India is buying less Russian oil, but not breaking away
India’s purchase of discounted Russian crude has been a major irritant for Washington and particularly for Trump, who has turned trade into a foreign policy weapon. When New Delhi refused to scale back Russian energy imports, it faced higher tariffs on key products, which Indian officials privately described as a punitive attempt to influence policy choices. Trump took it a step further by publicly claiming that India was helping Moscow finance the conflict in Ukraine.
However, contrary to the perception that India is expanding Russian oil dependence, the latest Commerce Ministry data tells a different story. India’s crude oil imports from Russia fell sharply in October 2025, declining 38 percent in value and 31 percent in volume compared with October 2024. Purchases dropped to 3.55 billion dollars from 5.8 billion dollars, marking the steepest one-month fall recorded so far.
This shift complicates the story of India’s Russia policy. Rather than walking away from Moscow, India appears to be fine-tuning its energy strategy, partly due to global prices, payment constraints linked to sanctions and a renewed push for diversification.
The strategy: Balance, not alignment
From New Delhi’s perspective, reducing Russian crude purchase volumes does not signal a pivot toward the West. It is meant to preserve room to manoeuvre. Analysts argue that India’s foreign policy is guided by strategic autonomy rather than ideological blocs.
As ORF's Nandan Unnikrishnan has pointed out, there is “no contradiction… in having an ambitious trade deal with the United States and having a working relationship with Russia.” The Modi government is betting on this logic: that India can negotiate strong energy and defence ties with Moscow while simultaneously expanding trade with Washington.
The Kremlin understands this reality, experts say. According to political scientist Kanti Bajpai, “There is a close relationship between New Delhi and Moscow. Putin knows that Modi’s under considerable pressure there. He does have a domestic constituency to answer to, and he’s between a rock and a hard place.” Russia, therefore, is unlikely to demand exclusivity.
The West is watching defence deals closely
India’s reduced oil purchases may ease some pressure from Washington, but the bigger flashpoint is defence cooperation. During Putin’s visit, discussions are expected around major contracts, spare parts supply chains and co-production projects. These areas will draw intense scrutiny from the United States, especially at a time when India and Washington are working toward a broader bilateral trade agreement.
Here, the diplomatic cost becomes clear. As Unnikrishnan cautioned, “India will have to be careful to that extent, particularly since the bilateral trade deal has not been arrived at.” He added a warning that reflects the fragile moment, saying, “You don’t want to inject any more irritants into a difficult phase as it exists today.”
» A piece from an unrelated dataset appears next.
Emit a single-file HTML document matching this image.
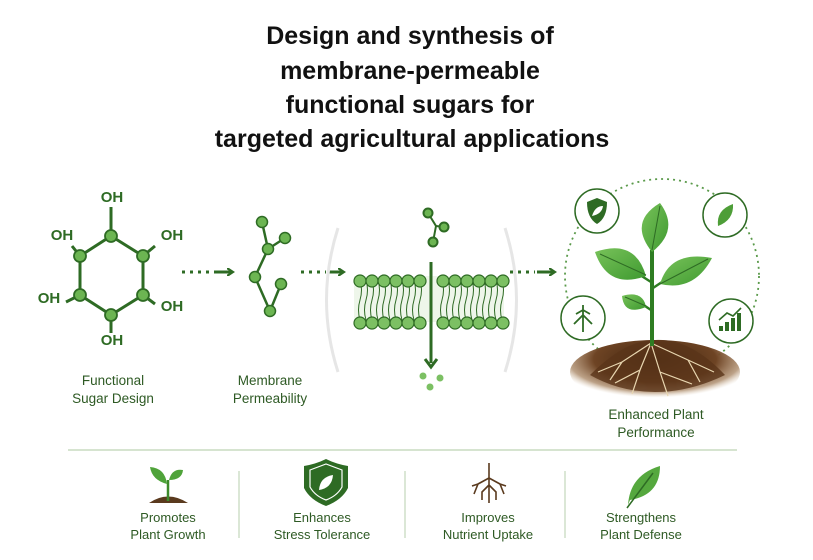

A balancing act that must hold
India’s message to both sides is simple: it seeks a stable Russia to counter China, and a productive partnership with the West to build trade, technology and defence capacity. The question is not whether India will choose one over the other. It is whether India can keep all relationships functional without provoking active retaliation.
Putin’s visit tests that claim. With oil purchases slowing, defence ties under scrutiny and Western patience thinning, New Delhi is trying to prove that strategic autonomy is still viable. The next few months may determine whether India’s balancing act remains a carefully managed strategy, or whether global rivalry forces the country to choose sides sooner than it wants.